*Exercise brief*
Please give back word for word the lines below, from the first one through the one with "import * as".

*Dataset excerpt*
-------------------------

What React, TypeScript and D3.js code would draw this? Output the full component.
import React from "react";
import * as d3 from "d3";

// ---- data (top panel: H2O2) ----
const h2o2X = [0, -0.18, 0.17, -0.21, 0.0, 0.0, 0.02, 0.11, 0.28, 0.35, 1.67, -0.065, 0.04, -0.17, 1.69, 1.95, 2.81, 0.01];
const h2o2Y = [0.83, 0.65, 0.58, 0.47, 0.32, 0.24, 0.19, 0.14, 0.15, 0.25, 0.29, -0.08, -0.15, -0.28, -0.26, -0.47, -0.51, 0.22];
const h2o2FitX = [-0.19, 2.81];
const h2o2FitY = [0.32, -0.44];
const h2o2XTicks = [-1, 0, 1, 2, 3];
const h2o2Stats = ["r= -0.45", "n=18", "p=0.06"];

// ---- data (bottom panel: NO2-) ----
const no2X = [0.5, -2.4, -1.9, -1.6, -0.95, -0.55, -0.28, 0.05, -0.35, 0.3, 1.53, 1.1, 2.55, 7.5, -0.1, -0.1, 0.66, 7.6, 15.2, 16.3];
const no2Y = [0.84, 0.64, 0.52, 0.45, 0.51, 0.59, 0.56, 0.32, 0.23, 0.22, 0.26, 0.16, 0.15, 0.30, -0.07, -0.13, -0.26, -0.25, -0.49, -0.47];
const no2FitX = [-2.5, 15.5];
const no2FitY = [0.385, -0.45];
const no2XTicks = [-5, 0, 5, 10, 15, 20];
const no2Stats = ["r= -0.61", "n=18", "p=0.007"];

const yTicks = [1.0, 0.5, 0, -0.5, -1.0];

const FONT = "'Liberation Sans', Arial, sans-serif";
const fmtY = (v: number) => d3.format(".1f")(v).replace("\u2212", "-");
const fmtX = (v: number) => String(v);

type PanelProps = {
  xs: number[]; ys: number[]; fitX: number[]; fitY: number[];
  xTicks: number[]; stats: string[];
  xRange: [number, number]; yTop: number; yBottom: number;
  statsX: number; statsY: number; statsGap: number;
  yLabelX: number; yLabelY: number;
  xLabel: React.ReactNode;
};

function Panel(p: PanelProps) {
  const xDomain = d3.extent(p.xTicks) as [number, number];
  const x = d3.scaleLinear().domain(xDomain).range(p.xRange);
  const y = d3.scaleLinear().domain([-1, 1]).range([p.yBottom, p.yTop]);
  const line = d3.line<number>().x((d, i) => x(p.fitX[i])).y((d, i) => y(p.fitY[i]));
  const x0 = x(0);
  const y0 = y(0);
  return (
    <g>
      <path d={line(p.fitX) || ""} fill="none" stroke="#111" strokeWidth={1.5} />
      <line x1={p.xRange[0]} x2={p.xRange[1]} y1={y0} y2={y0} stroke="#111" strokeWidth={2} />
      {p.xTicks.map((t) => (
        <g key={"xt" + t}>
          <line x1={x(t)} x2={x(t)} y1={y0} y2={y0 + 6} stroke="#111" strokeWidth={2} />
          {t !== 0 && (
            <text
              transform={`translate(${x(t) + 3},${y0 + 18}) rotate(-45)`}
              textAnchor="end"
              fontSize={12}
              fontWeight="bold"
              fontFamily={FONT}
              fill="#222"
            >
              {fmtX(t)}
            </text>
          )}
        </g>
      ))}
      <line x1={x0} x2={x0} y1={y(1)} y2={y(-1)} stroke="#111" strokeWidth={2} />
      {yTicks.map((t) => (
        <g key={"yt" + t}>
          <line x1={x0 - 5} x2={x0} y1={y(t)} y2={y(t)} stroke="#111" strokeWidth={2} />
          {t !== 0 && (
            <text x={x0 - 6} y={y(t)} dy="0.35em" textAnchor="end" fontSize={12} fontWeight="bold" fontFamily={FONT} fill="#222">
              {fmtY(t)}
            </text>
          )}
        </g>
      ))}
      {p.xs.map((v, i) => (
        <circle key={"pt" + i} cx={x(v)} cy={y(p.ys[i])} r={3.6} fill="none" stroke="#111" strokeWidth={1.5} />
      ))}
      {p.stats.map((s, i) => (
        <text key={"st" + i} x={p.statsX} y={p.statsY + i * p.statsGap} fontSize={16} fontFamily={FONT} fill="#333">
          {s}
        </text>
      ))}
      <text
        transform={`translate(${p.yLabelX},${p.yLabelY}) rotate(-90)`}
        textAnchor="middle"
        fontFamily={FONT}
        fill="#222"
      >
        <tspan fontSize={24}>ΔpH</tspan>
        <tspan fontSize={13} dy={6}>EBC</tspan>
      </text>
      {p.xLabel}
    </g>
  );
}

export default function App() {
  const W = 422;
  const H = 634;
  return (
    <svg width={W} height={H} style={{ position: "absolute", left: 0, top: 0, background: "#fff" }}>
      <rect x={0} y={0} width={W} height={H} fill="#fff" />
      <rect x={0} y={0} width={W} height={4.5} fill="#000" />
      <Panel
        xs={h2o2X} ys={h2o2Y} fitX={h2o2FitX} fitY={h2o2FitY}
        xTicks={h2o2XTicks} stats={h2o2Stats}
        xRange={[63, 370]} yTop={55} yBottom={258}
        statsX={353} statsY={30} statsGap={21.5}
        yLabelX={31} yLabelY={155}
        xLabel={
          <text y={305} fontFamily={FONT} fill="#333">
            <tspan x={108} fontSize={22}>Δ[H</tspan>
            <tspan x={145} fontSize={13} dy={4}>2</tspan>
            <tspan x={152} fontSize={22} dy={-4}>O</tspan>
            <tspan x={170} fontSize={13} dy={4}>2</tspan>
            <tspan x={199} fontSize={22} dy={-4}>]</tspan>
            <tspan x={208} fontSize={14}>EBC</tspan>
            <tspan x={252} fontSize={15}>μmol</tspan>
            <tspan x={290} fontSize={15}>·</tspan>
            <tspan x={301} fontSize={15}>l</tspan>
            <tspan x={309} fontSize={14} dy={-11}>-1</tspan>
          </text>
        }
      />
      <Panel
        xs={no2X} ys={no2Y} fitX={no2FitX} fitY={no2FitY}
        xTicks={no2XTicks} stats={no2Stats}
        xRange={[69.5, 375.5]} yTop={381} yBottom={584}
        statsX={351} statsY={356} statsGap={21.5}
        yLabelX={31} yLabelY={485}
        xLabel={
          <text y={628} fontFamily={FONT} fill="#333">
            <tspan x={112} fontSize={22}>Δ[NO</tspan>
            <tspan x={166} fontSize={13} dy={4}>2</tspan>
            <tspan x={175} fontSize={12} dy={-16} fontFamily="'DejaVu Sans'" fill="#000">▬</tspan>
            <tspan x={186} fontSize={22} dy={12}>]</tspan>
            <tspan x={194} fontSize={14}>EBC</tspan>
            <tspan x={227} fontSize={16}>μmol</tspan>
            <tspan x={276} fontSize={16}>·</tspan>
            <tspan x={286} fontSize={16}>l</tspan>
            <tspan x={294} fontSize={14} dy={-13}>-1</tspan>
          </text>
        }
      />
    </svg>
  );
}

-------------------------

*Output of the exercise*
What React, TypeScript and D3.js code would draw this? Output the full component.
import React from "react";
import * as d3 from "d3";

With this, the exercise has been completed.